Sénégal,Procès d’Hissène Habré : Elle pourrait bien marcher, la grosse machine
Cette fois-ci, il risque de ne pas ressortir du tribunal avec le «V» de la victoire, comme du temps d’Abdoulaye Wade. La principale revendication des parents des victimes semble sur le point d’être entendue : le jugement. Après 20 ans d’attente ! Hissène Habré, l’ancien président tchadien, a passé sa première nuit hors de son refuge le dimanche 30 juin 2013. Un funeste jour que ce 30 juin et une douche très froide pour celui qui s’était si bien intégré dans la société sénégalaise, notamment chez les dignitaires religieux de son quartier. Si bien qu’il avait même convolé en justes noces avec une de leurs compatriotes.
Le qualifié de «Pinochet africain» par de méchantes langues n’a même pas eu le temps de se changer, paraît-il. «Pauvre septuagénaire!», pourraient dire en se lamentant ceux qui n’ont pas connu «La piscine», ce sinistre endroit où la noyade était le jeu préféré des maître nageurs. Du temps d’Hissène en effet, celui qui était envoyé au sein de la terrible Direction de la documentation et de la sécurité (DDS) n’avait plus que ses larmes pour signer son acte de décès.

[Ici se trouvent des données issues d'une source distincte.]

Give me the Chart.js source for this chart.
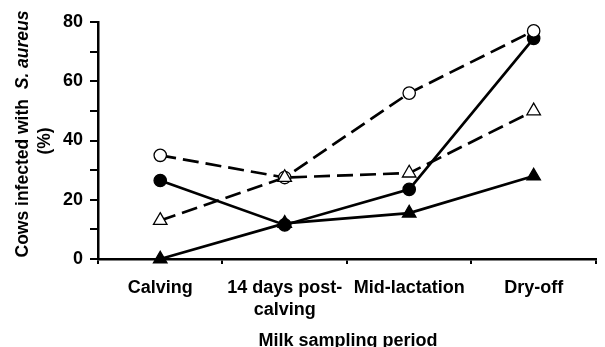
<!DOCTYPE html>
<html>
<head>
<meta charset="utf-8">
<script src="https://cdn.jsdelivr.net/npm/chart.js@4/dist/chart.umd.min.js"></script>
<style>
html,body{margin:0;padding:0;background:#fff;}
#wrap{width:605px;height:347px;position:relative;}
</style>
</head>
<body>
<div id="wrap"><canvas id="c"></canvas></div>
<script>
const categories = ['Calving', ['14 days post-', 'calving'], 'Mid-lactation', 'Dry-off'];
const openCircle = [35, 27.5, 56, 77];
const filledCircle = [26.5, 11.5, 23.5, 74.5];
const openTriangle = [13, 27.5, 29, 50];
const filledTriangle = [0, 12, 15.5, 28];
const yTicksMajor = [0, 20, 40, 60, 80];
const yTitleMain = 'Cows infected with  ';
const yTitleItalic = 'S. aureus';
const yTitleUnit = '(%)';
const xTitle = 'Milk sampling period';

const FONT = '"Liberation Sans", Arial, sans-serif';
const FS = 18;
const FSY = 17.5;

const titlePlugin = {
  id: 'titles',
  afterDraw(chart) {
    const ctx = chart.ctx;
    ctx.save();
    ctx.fillStyle = '#000';
    ctx.textBaseline = 'middle';
    // x title
    ctx.font = 'bold ' + FS + 'px ' + FONT;
    ctx.textAlign = 'center';
    ctx.fillText(xTitle, 348, 341);
    // y title line 1 (mixed style)
    ctx.save();
    ctx.translate(23, 134);
    ctx.rotate(-Math.PI / 2);
    ctx.textAlign = 'left';
    ctx.font = 'bold ' + FSY + 'px ' + FONT;
    const w1 = ctx.measureText(yTitleMain).width;
    ctx.font = 'italic bold ' + FSY + 'px ' + FONT;
    const w2 = ctx.measureText(yTitleItalic).width;
    const x0 = -(w1 + w2) / 2;
    ctx.font = 'bold ' + FSY + 'px ' + FONT;
    ctx.fillText(yTitleMain, x0, 0);
    ctx.font = 'italic bold ' + FSY + 'px ' + FONT;
    ctx.fillText(yTitleItalic, x0 + w1, 0);
    ctx.restore();
    // y title line 2
    ctx.save();
    ctx.translate(45, 141);
    ctx.rotate(-Math.PI / 2);
    ctx.textAlign = 'center';
    ctx.font = 'bold ' + FSY + 'px ' + FONT;
    ctx.fillText(yTitleUnit, 0, 0);
    ctx.restore();
    ctx.restore();
  }
};

const dash = [16, 7];
function ds(label, data, style, filled, dashed) {
  const r = style === 'triangle' ? 7.8 : 6.2;
  return {
    label, data,
    borderColor: '#000',
    borderWidth: 2.7,
    borderDash: dashed ? dash : [],
    pointStyle: style,
    pointRadius: r,
    pointHoverRadius: r,
    pointBackgroundColor: filled ? '#000' : '#fff',
    pointBorderColor: '#000',
    pointBorderWidth: 1.3,
    fill: false,
    tension: 0,
    clip: false
  };
}

new Chart(document.getElementById('c'), {
  type: 'line',
  data: {
    labels: categories,
    datasets: [
      ds('Open triangle', openTriangle, 'triangle', false, true),
      ds('Filled triangle', filledTriangle, 'triangle', true, false),
      ds('Open circle', openCircle, 'circle', false, true),
      ds('Filled circle', filledCircle, 'circle', true, false)
    ]
  },
  options: {
    responsive: true,
    maintainAspectRatio: false,
    animation: false,
    layout: { padding: { top: 22, right: 1, left: 0, bottom: 0 } },
    plugins: { legend: { display: false }, tooltip: { enabled: false } },
    scales: {
      x: {
        offset: true,
        grid: { offset: true, drawOnChartArea: false, drawTicks: true, tickLength: 5, color: '#000', lineWidth: 2 },
        border: { display: true, color: '#000', width: 2.5 },
        ticks: { color: '#000', font: { family: FONT, size: FS, weight: 'bold', lineHeight: 1.22 }, padding: 13, maxRotation: 0, autoSkip: false },
        afterFit(s) { s.height = 88; }
      },
      y: {
        min: 0, max: 80,
        grid: { drawOnChartArea: false, drawTicks: true, tickLength: 8, color: '#000', lineWidth: 2 },
        border: { display: true, color: '#000', width: 2.5 },
        ticks: {
          stepSize: 10, color: '#000', padding: 7,
          font: { family: FONT, size: FS, weight: 'bold' },
          callback: v => yTicksMajor.includes(v) ? String(v) : ''
        },
        afterFit(s) { s.width = 98; }
      }
    }
  },
  plugins: [titlePlugin]
});
</script>
</body>
</html>
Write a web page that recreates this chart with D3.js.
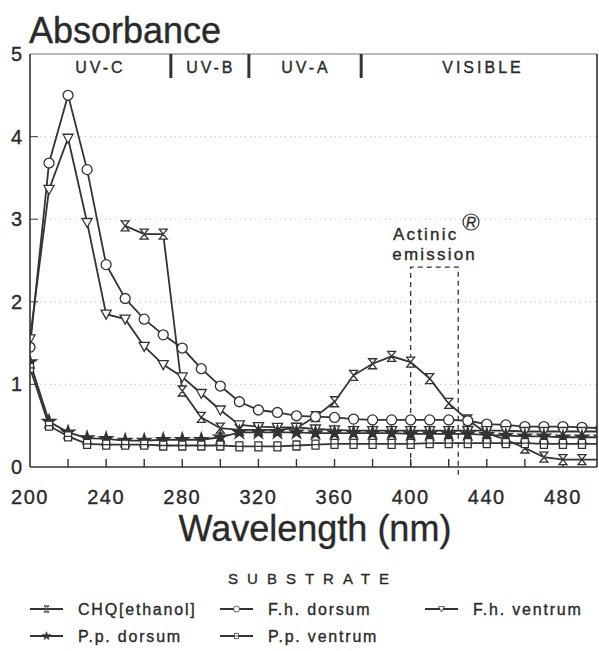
<!DOCTYPE html>
<html lang="en">
    <head>
        <meta charset="UTF-8">
        <title>Absorbance spectra</title>
        <script src="https://cdn.jsdelivr.net/npm/d3@7"></script>
    </head>

    <style>
        body { margin: 0; background: white; }
        svg text { font-family: "Liberation Sans", Arial, sans-serif; fill: #2a2a2a; stroke: #2a2a2a; stroke-width: 0.35px; }
        .grid { stroke: #b8b8b8; stroke-width: 1px; stroke-dasharray: 1,4; }
        .series { fill: none; stroke: #333; stroke-width: 1.8px; }
        .marker { fill: white; stroke: #333; stroke-width: 1.3px; }
        .marker.filled { fill: #333; }
        .frame { stroke: #333; stroke-width: 1.6px; fill: none; }
    </style>
    <body>
        <svg id="chart" width="599" height="651"></svg>

        <script>
            // wavelengths (nm) shared by the four skin samples
            const wl = [200,210,220,230,240,250,260,270,280,290,300,310,320,330,340,350,
                        360,370,380,390,400,410,420,430,440,450,460,470,480,490,500];
            const fhDorsum = [1.45,3.68,4.5,3.6,2.45,2.04,1.79,1.6,1.44,1.19,0.98,0.79,0.69,0.66,0.62,0.61,
                              0.60,0.58,0.57,0.57,0.57,0.57,0.57,0.56,0.52,0.51,0.49,0.49,0.49,0.48,0.47];
            const fhVentrum = [1.55,3.36,3.98,2.96,1.85,1.79,1.46,1.24,1.09,0.89,0.69,0.51,0.49,0.48,0.48,0.46,
                               0.45,0.44,0.44,0.44,0.44,0.44,0.44,0.44,0.44,0.44,0.43,0.43,0.43,0.43,0.43];
            const ppDorsum = [1.27,0.55,0.42,0.35,0.34,0.32,0.32,0.33,0.33,0.33,0.36,0.42,0.42,0.42,0.42,0.41,
                              0.41,0.41,0.41,0.41,0.40,0.40,0.40,0.40,0.39,0.38,0.37,0.37,0.36,0.36,0.36];
            const ppVentrum = [1.2,0.5,0.37,0.28,0.27,0.27,0.27,0.26,0.26,0.26,0.26,0.25,0.25,0.25,0.26,0.27,
                               0.28,0.28,0.28,0.28,0.28,0.29,0.29,0.29,0.29,0.29,0.29,0.28,0.28,0.28,0.28];
            // CHQ in ethanol only measured from 250 nm
            const chqWl = [250,260,270,280,290,300,310,320,330,340,350,360,370,380,390,400,
                           410,420,430,440,450,460,470,480,490,500];
            const chq = [2.92,2.82,2.82,0.92,0.6,0.47,0.45,0.45,0.45,0.47,0.61,0.79,1.11,1.25,1.34,1.27,
                         1.07,0.77,0.57,0.41,0.33,0.23,0.12,0.09,0.09,0.09];

            const xTicks = [200,240,280,320,360,400,440,480];
            const xMinor = [220,260,300,340,380,420,460];
            const yTicks = [0,1,2,3,4,5];
            const bands = [{name: "UV-C", mid: 237}, {name: "UV-B", mid: 295},
                           {name: "UV-A", mid: 345}, {name: "VISIBLE", mid: 438}];
            const bandEdges = [274, 315, 374];
            const actinic = {from: 400, to: 425, top: 2.42};

            const svg = d3.select("#chart");

            const x = d3.scaleLinear().domain([200, 500]).range([30, 601]);
            const y = d3.scaleLinear().domain([0, 5]).range([467, 54]);
            const right = 597;

            // markers
            const markers = {
                chq: { d: "M-4,-5H4L-4,5H4Z M-4.5,-5H4.5 M-4.5,5H4.5", filled: false },
                circle: { d: d3.symbol(d3.symbolCircle, 78)(), filled: false },
                tri: { d: "M-5,-4H5L0,5Z", filled: false },
                star: { d: d3.symbol(d3.symbolStar, 55)(), filled: true },
                box: { d: "M-3.5,-4.5H3.5V4.5H-3.5Z M-3.5,0H3.5", filled: false }
            };

            const series = [
                {label: "CHQ[ethanol]", xs: chqWl, ys: chq, m: "chq"},
                {label: "F.h. dorsum", xs: wl, ys: fhDorsum, m: "circle"},
                {label: "F.h. ventrum", xs: wl, ys: fhVentrum, m: "tri"},
                {label: "P.p. dorsum", xs: wl, ys: ppDorsum, m: "star"},
                {label: "P.p. ventrum", xs: wl, ys: ppVentrum, m: "box"}
            ];

            // grid
            svg.append("g").selectAll("line").data(yTicks.filter(d => d > 0 && d < 5))
                .join("line")
                .attr("class", "grid")
                .attr("x1", x(200)).attr("x2", right)
                .attr("y1", d => y(d)).attr("y2", d => y(d));

            // y small ticks inside
            svg.append("g").selectAll("line").data(yTicks.filter(d => d > 0 && d < 5))
                .join("line")
                .attr("stroke", "#555").attr("stroke-width", 1.2)
                .attr("x1", x(200)).attr("x2", x(200) + 8)
                .attr("y1", d => y(d)).attr("y2", d => y(d));

            // x ticks pointing up
            svg.append("g").selectAll("line").data(xTicks.concat(xMinor).filter(d => d > 200))
                .join("line")
                .attr("stroke", "#333").attr("stroke-width", 1.4)
                .attr("x1", d => x(d)).attr("x2", d => x(d))
                .attr("y1", y(0)).attr("y2", y(0) - 8);

            // actinic emission box
            svg.append("path")
                .attr("d", `M${x(actinic.from)},${y(0)}V${y(actinic.top)}H${x(actinic.to)}V${y(0) + 8}`)
                .attr("fill", "none").attr("stroke", "#333").attr("stroke-width", 1.3)
                .attr("stroke-dasharray", "5,4");

            svg.append("text").attr("x", x(actinic.from) + 15).attr("y", 240)
                .attr("text-anchor", "middle").attr("font-size", 17).attr("letter-spacing", 2.2)
                .text("Actinic");
            svg.append("text").attr("x", x(actinic.from) + 24).attr("y", 260)
                .attr("text-anchor", "middle").attr("font-size", 17).attr("letter-spacing", 2.2)
                .text("emission");
            svg.append("circle").attr("cx", 471).attr("cy", 222).attr("r", 8)
                .attr("fill", "none").attr("stroke", "#333").attr("stroke-width", 1.2);
            svg.append("text").attr("x", 471).attr("y", 227).attr("text-anchor", "middle")
                .attr("font-size", 14).attr("font-style", "italic").text("R");

            // lines + markers, clipped to the frame
            svg.append("clipPath").attr("id", "plot-clip").append("rect")
                .attr("x", x(200)).attr("y", y(5) - 10).attr("width", right - x(200)).attr("height", y(0) - y(5) + 10);

            const plot = svg.append("g").attr("clip-path", "url(#plot-clip)");
            const line = d3.line().x(d => x(d[0])).y(d => y(d[1]));

            series.forEach(s => {
                const pts = s.xs.map((v, i) => [v, s.ys[i]]);
                plot.append("path").datum(pts).attr("class", "series").attr("d", line);
            });
            series.forEach(s => {
                const pts = s.xs.map((v, i) => [v, s.ys[i]]);
                plot.selectAll(null).data(pts).join("path")
                    .attr("class", markers[s.m].filled ? "marker filled" : "marker")
                    .attr("d", markers[s.m].d)
                    .attr("transform", d => `translate(${x(d[0])},${y(d[1])})`);
            });

            // frame
            svg.append("line").attr("x1", x(200)).attr("x2", right).attr("y1", y(5)).attr("y2", y(5))
                .attr("stroke", "#777").attr("stroke-width", 1.2);
            svg.append("line").attr("class", "frame").attr("x1", right).attr("x2", right).attr("y1", y(5)).attr("y2", y(0));
            svg.append("line").attr("class", "frame").attr("x1", x(200)).attr("x2", x(200)).attr("y1", y(5)).attr("y2", y(0));
            svg.append("line").attr("class", "frame").attr("x1", x(200)).attr("x2", right).attr("y1", y(0)).attr("y2", y(0));

            // spectral bands
            svg.append("g").selectAll("line").data(bandEdges).join("line")
                .attr("stroke", "#333").attr("stroke-width", 3)
                .attr("x1", d => x(d)).attr("x2", d => x(d))
                .attr("y1", y(5)).attr("y2", y(5) + 24);
            svg.append("g").selectAll("text").data(bands).join("text")
                .attr("x", d => x(d.mid)).attr("y", y(5) + 19)
                .attr("text-anchor", "middle").attr("font-size", 16).attr("letter-spacing", 3)
                .text(d => d.name);

            // tick labels
            svg.append("g").selectAll("text").data(yTicks).join("text")
                .attr("x", 22).attr("y", d => y(d) + 7)
                .attr("text-anchor", "end").attr("font-size", 20)
                .text(d => d);
            svg.append("g").selectAll("text").data(xTicks).join("text")
                .attr("x", d => x(d)).attr("y", 504)
                .attr("text-anchor", "middle").attr("font-size", 20).attr("letter-spacing", 1.5)
                .text(d => d);

            // titles
            svg.append("text").attr("x", 29).attr("y", 43).attr("font-size", 36).text("Absorbance");
            svg.append("text").attr("x", 315).attr("y", 541).attr("text-anchor", "middle")
                .attr("font-size", 36).text("Wavelength (nm)");

            // legend
            svg.append("text").attr("x", 313).attr("y", 584).attr("text-anchor", "middle")
                .attr("font-size", 15).attr("letter-spacing", 9).text("SUBSTRATE");

            const legendPos = [[30, 609], [220, 609], [425, 609], [30, 636], [220, 636]];
            const leg = svg.append("g").selectAll("g").data(series).join("g")
                .attr("transform", (d, i) => `translate(${legendPos[i][0]},${legendPos[i][1]})`);
            leg.append("line").attr("x1", 0).attr("x2", 33).attr("stroke", "#333").attr("stroke-width", 1.8);
            leg.append("path")
                .attr("class", d => markers[d.m].filled ? "marker filled" : "marker")
                .attr("d", d => markers[d.m].d)
                .attr("transform", "translate(16.5,0) scale(0.6)");
            leg.append("text").attr("x", 48).attr("y", 6)
                .attr("font-size", 16).attr("letter-spacing", 1.8)
                .text(d => d.label);
        </script>
    </body>
</html>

L’effet Obama, qui a récemment séjourné au pays de Léopold Sedar Senghor, est-il pour quelque chose dans ce qui est arrivé le 30 juin dernier ? Ce dernier a-t-il mis la pression lors des ses entrevues avec son homologue sénégalais? Difficile d’être dans les secrets des dieux, mais il est évident que la célérité dans l’interpellation d'Habré ne doit pas déplaire au président américain, encore moins à l’Union européenne, qui n’a pas boudé son plaisir, elle qui en a ouvertement félicité Macky Sall. Pour la petite histoire, dans les années 70, lorsqu’il essaimait dans le Tibesti, le rebelle Hissène Habré était l'un des responsables de la détention de plusieurs ressortissants européens, dont l'ethnologue et archéologue française Françoise Claustre et de l'exécution, le 4 avril 1975 à Zoui, du commandant Pierre Xavier Galopin, envoyé par le gouvernement français pour négocier leur libération.
Certains même se mettent à espérer que l’actuel président tchadien, Idriss Déby, son tombeur, qui fut son commandant militaire avant de prendre lui aussi le maquis, pourra être cité à comparaître. Ne dit-on pas que c’est le dossier qui conduit le juge et non le contraire ? Ça, c’est une autre affaire ! En en attendant l'issue, pour ce qui concerne Hissène Habré, il est évident que ceux qui piaffent d’impatience de voir l’enfant terrible de Faya-Largeau pendu à un croc de boucher risquent d’être déçus. Un long procès l’attend, avec des centaines et des centaines de témoins, et sa tenue même est d'ores et déjà un petit soulagement pour les victimes survivantes et les parents de celles qui ne sont plus de ce monde. Ces derniers pourraient enfin faire le deuil de leurs proches torturés à mort pendant le règne de fer d’Hissène Habré. Une étape très importante, surtout dans cette mystérieuse Afrique.